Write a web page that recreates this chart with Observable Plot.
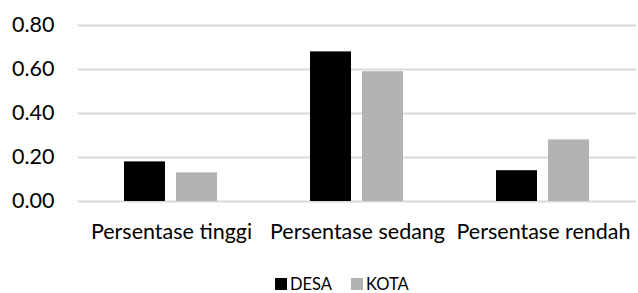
<!DOCTYPE html>
<html>
<head>
<meta charset="utf-8">
<script src="https://cdn.jsdelivr.net/npm/d3@7"></script>
<script src="https://cdn.jsdelivr.net/npm/@observablehq/plot@0.6"></script>
<style>
  html, body { margin: 0; padding: 0; background: #fff; }
  body { width: 638px; height: 293px; overflow: hidden; font-family: Lato, "Open Sans", sans-serif; }
  #chart svg { display: block; }
  #legend { display: flex; align-items: center; height: 58px; padding-left: 275px; font-size: 16.5px; color: #000; }
  .sw { width: 12px; height: 12px; display: inline-block; margin-right: 3px; }
  .item { display: flex; align-items: center; margin-right: 19px; }
</style>
</head>
<body>
<div id="chart"></div>
<div id="legend"></div>
<script>
const categories = ["Persentase tinggi", "Persentase sedang", "Persentase rendah"];
const series = ["DESA", "KOTA"];
const desaValues = [0.18, 0.68, 0.14];
const kotaValues = [0.13, 0.59, 0.28];
const yTicks = [0, 0.2, 0.4, 0.6, 0.8];
const colors = ["#000000", "#b2b2b2"];

const data = [];
categories.forEach((c, i) => {
  data.push({cat: c, series: "DESA", value: desaValues[i]});
  data.push({cat: c, series: "KOTA", value: kotaValues[i]});
});

const chart = Plot.plot({
  width: 638,
  height: 255,
  marginLeft: 77,
  marginRight: 1,
  marginTop: 25,
  marginBottom: 54,
  style: {fontFamily: "Lato, 'Open Sans', sans-serif", fontSize: "20px", color: "#000", background: "#fff"},
  fx: {domain: categories, padding: 0, label: null},
  x: {domain: series, paddingInner: 0.21, paddingOuter: 0.87, axis: null},
  y: {domain: [0, 0.8], axis: null, label: null},
  color: {domain: series, range: colors},
  marks: [
    Plot.gridY(yTicks, {stroke: "#d9d9d9", strokeOpacity: 1, strokeWidth: 2}),
    Plot.barY(data, {fx: "cat", x: "series", y: "value", fill: "series"}),
    Plot.axisY(yTicks, {tickSize: 0, tickPadding: 24, tickFormat: d => d.toFixed(2), fontSize: 21.5, fill: "#000", label: null}),
    Plot.axisFx({anchor: "bottom", tickSize: 0, tickPadding: 22, fontSize: 21.5, fill: "#000", label: null})
  ]
});
document.getElementById("chart").appendChild(chart);

const legend = document.getElementById("legend");
series.forEach((s, i) => {
  const item = document.createElement("span");
  item.className = "item";
  const sw = document.createElement("span");
  sw.className = "sw";
  sw.style.background = colors[i];
  item.appendChild(sw);
  item.appendChild(document.createTextNode(s));
  legend.appendChild(item);
});
</script>
</body>
</html>
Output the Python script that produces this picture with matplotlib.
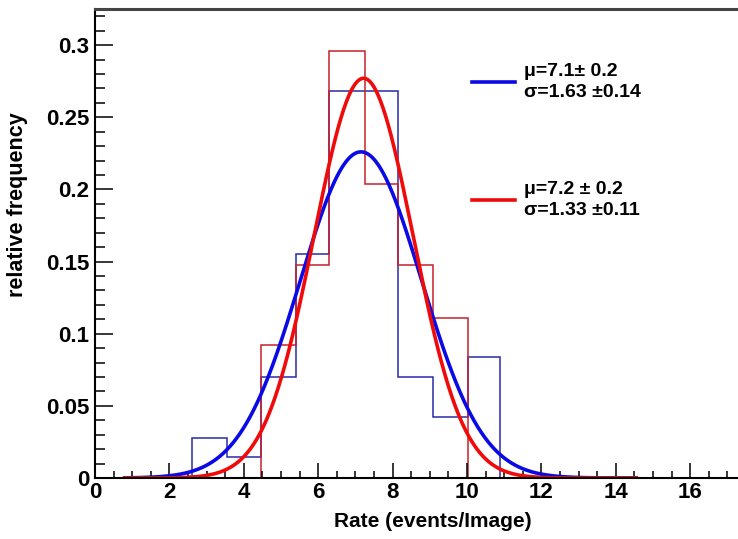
import numpy as np
import matplotlib
matplotlib.use("Agg")
import matplotlib.pyplot as plt
from matplotlib.ticker import MultipleLocator

# ---- data ----
bin_edges = [2.6, 3.56, 4.45, 5.4, 6.3, 7.26, 8.15, 9.08, 10.02, 10.9]
blue_freq = [0.0275, 0.0143, 0.070, 0.155, 0.268, 0.268, 0.070, 0.042, 0.084]
red_freq = [0.0, 0.0, 0.092, 0.1475, 0.296, 0.2035, 0.1475, 0.111, 0.0]

blue_fit = dict(amp=0.226, mu=7.15, sigma=1.63)
red_fit = dict(amp=0.277, mu=7.22, sigma=1.33)
fit_range = (0.8, 14.55)

blue_label = "\u03bc=7.1\u00b1 0.2\n\u03c3=1.63 \u00b10.14"
red_label = "\u03bc=7.2 \u00b1 0.2\n\u03c3=1.33 \u00b10.11"

xlabel = "Rate (events/Image)"
ylabel = "relative frequency"

# ---- plotting ----
plt.rcParams['font.family'] = ['Liberation Sans', 'DejaVu Sans']
plt.rcParams['font.weight'] = 'bold'

fig = plt.figure(figsize=(7.38, 5.39), dpi=100)
ax = fig.add_axes([95/738, 1 - 478/539, 1 - 95/738, (478 - 9)/539])

ax.stairs(blue_freq, bin_edges, color='#2a2aa8', lw=1.1)
ax.stairs(red_freq, bin_edges, color='#c8202a', lw=1.1)

xs = np.linspace(fit_range[0], fit_range[1], 600)
def gauss(x, p):
    return p['amp'] * np.exp(-0.5 * ((x - p['mu']) / p['sigma']) ** 2)

lb, = ax.plot(xs, gauss(xs, blue_fit), color='#0a0ae6', lw=2.6, label=blue_label)
lr, = ax.plot(xs, gauss(xs, red_fit), color='#f00a0a', lw=2.6, label=red_label)

ax.set_xlim(0, (738 - 95) / 37.2)
ax.set_ylim(0, 0.325)

ax.xaxis.set_major_locator(MultipleLocator(2))
ax.xaxis.set_minor_locator(MultipleLocator(0.5))
ax.yaxis.set_major_locator(MultipleLocator(0.05))
ax.yaxis.set_minor_locator(MultipleLocator(0.01))
ax.set_yticks([0, 0.05, 0.1, 0.15, 0.2, 0.25, 0.3])
ax.set_yticklabels(['0', '0.05', '0.1', '0.15', '0.2', '0.25', '0.3'])

ax.tick_params(axis='both', which='both', direction='in', top=False, right=False,
               labelsize=16, width=1.1, color='black')
ax.tick_params(axis='x', which='major', length=11, pad=3)
ax.tick_params(axis='x', which='minor', length=5)
ax.tick_params(axis='y', which='major', length=13, pad=4)
ax.tick_params(axis='y', which='minor', length=7)
for lab in ax.get_xticklabels() + ax.get_yticklabels():
    lab.set_fontweight('bold')

ax.spines['right'].set_visible(False)
ax.spines['left'].set_linewidth(1.5)
ax.spines['bottom'].set_linewidth(1.5)
ax.spines['top'].set_linewidth(2.2)
ax.spines['top'].set_color('#444444')

ax.set_xlabel(xlabel, fontsize=15, fontweight='bold')
ax.set_ylabel(ylabel, fontsize=15.5, fontweight='bold')
ax.xaxis.set_label_coords((433 - 95) / 643, (478 - 512) / 469)
ax.yaxis.set_label_coords((28 - 95) / 643, (478 - 205) / 469)

leg_kw = dict(loc='center left', frameon=False, fontsize=14, handlelength=2.2,
              handletextpad=0.45, borderpad=0, borderaxespad=0)
leg1 = ax.legend(handles=[lb], bbox_to_anchor=((472 - 95) / 643, (478 - 82) / 469), **leg_kw)
ax.add_artist(leg1)
leg2 = ax.legend(handles=[lr], bbox_to_anchor=((472 - 95) / 643, (478 - 200) / 469), **leg_kw)
for leg in (leg1, leg2):
    for t in leg.get_texts():
        t.set_fontweight('bold')
        t.set_linespacing(1.35)

fig.savefig("out.png", dpi=100)
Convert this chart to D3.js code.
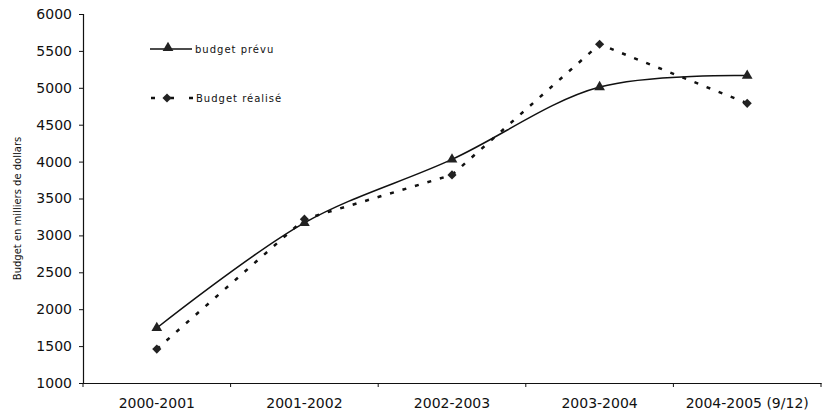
<!DOCTYPE html>
<html>
<head>
<meta charset="utf-8">
<script src="https://cdn.jsdelivr.net/npm/d3@7"></script>
<style>
body { margin: 0; background: #fff; }
text { font-family: "DejaVu Sans", sans-serif; fill: #111; }
</style>
</head>
<body>
<svg id="chart" width="828" height="420"></svg>
<script>
// values (milliers de dollars)
const categories = ["2000-2001", "2001-2002", "2002-2003", "2003-2004", "2004-2005 (9/12)"];
const budgetPrevu = [1745, 3170, 4030, 5010, 5165];
const budgetRealise = [1460, 3220, 3820, 5590, 4790];
const yTicks = [1000, 1500, 2000, 2500, 3000, 3500, 4000, 4500, 5000, 5500, 6000];

const svg = d3.select("#chart");
const mLeft = 83, mRight = 821, mTop = 14, mBottom = 383;

const x = d3.scaleBand().domain(categories).range([mLeft, mRight]);
const y = d3.scaleLinear().domain([1000, 6000]).range([mBottom, mTop]);
const cx = d => x(d) + x.bandwidth() / 2;

// axes
const yAxis = svg.append("g")
    .attr("transform", "translate(" + mLeft + ",0)")
    .call(d3.axisLeft(y).tickValues(yTicks).tickSize(4).tickPadding(7).tickFormat(d3.format("d")));
yAxis.selectAll("text").style("font-size", "14px");

const xAxis = svg.append("g")
    .attr("transform", "translate(0," + mBottom + ")")
    .call(d3.axisBottom(x).tickSize(0).tickPadding(15));
xAxis.selectAll("text").style("font-size", "14px");
// category boundary ticks
xAxis.selectAll("line.sep")
    .data(d3.range(categories.length + 1))
    .enter().append("line")
    .attr("class", "sep")
    .attr("x1", i => mLeft + i * x.step())
    .attr("x2", i => mLeft + i * x.step())
    .attr("y1", 0).attr("y2", 4)
    .attr("stroke", "#111");
svg.selectAll(".domain").attr("stroke", "#111").attr("stroke-width", 1.2);
svg.selectAll(".tick line").attr("stroke", "#111");

svg.append("text")
    .attr("transform", "translate(21," + ((mTop + mBottom) / 2 + 10) + ") rotate(-90)")
    .attr("text-anchor", "middle")
    .style("font-size", "10px")
    .text("Budget en milliers de dollars");

// lines
const linePrevu = d3.line()
    .x((d, i) => cx(categories[i]))
    .y(d => y(d))
    .curve(d3.curveCatmullRom.alpha(0.5));
const lineRealise = d3.line()
    .x((d, i) => cx(categories[i]))
    .y(d => y(d));

svg.append("path")
    .attr("d", linePrevu(budgetPrevu))
    .attr("fill", "none")
    .attr("stroke", "#111")
    .attr("stroke-width", 1.5);

svg.append("path")
    .attr("d", lineRealise(budgetRealise))
    .attr("fill", "none")
    .attr("stroke", "#111")
    .attr("stroke-width", 2.5)
    .attr("stroke-dasharray", "4,9");

const tri = d3.symbol().type(d3.symbolTriangle).size(50);
const dia = d3.symbol().type(d3.symbolSquare).size(42);

svg.selectAll("path.tri")
    .data(budgetPrevu)
    .enter().append("path")
    .attr("class", "tri")
    .attr("d", tri)
    .attr("transform", (d, i) => "translate(" + cx(categories[i]) + "," + y(d) + ")")
    .attr("fill", "#222");

svg.selectAll("path.dia")
    .data(budgetRealise)
    .enter().append("path")
    .attr("class", "dia")
    .attr("d", dia)
    .attr("transform", (d, i) => "translate(" + cx(categories[i]) + "," + y(d) + ") rotate(45)")
    .attr("fill", "#222");

// legend
const lg = svg.append("g");
lg.append("line")
    .attr("x1", 150).attr("x2", 192).attr("y1", 49).attr("y2", 49)
    .attr("stroke", "#111").attr("stroke-width", 1.5);
lg.append("path").attr("d", tri).attr("transform", "translate(168,48)").attr("fill", "#222");
lg.append("text").attr("x", 195).attr("y", 53)
    .style("font-size", "10px").style("letter-spacing", "1px")
    .text("budget prévu");

lg.append("line")
    .attr("x1", 151).attr("x2", 193).attr("y1", 98).attr("y2", 98)
    .attr("stroke", "#111").attr("stroke-width", 2.5)
    .attr("stroke-dasharray", "4,15");
lg.append("path").attr("d", dia).attr("transform", "translate(167,98) rotate(45)").attr("fill", "#222");
lg.append("text").attr("x", 196).attr("y", 102)
    .style("font-size", "10px").style("letter-spacing", "1px")
    .text("Budget réalisé");
</script>
</body>
</html>
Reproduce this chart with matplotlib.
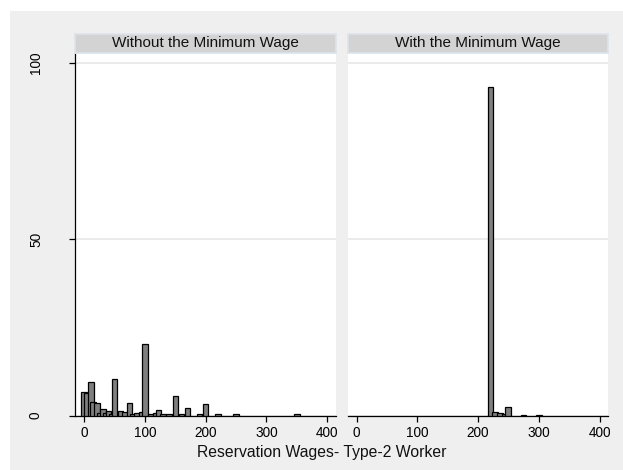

========================

BRIEF: Count the lines in the records above that hold the word "this", and give only that number.

RESPONSE: 4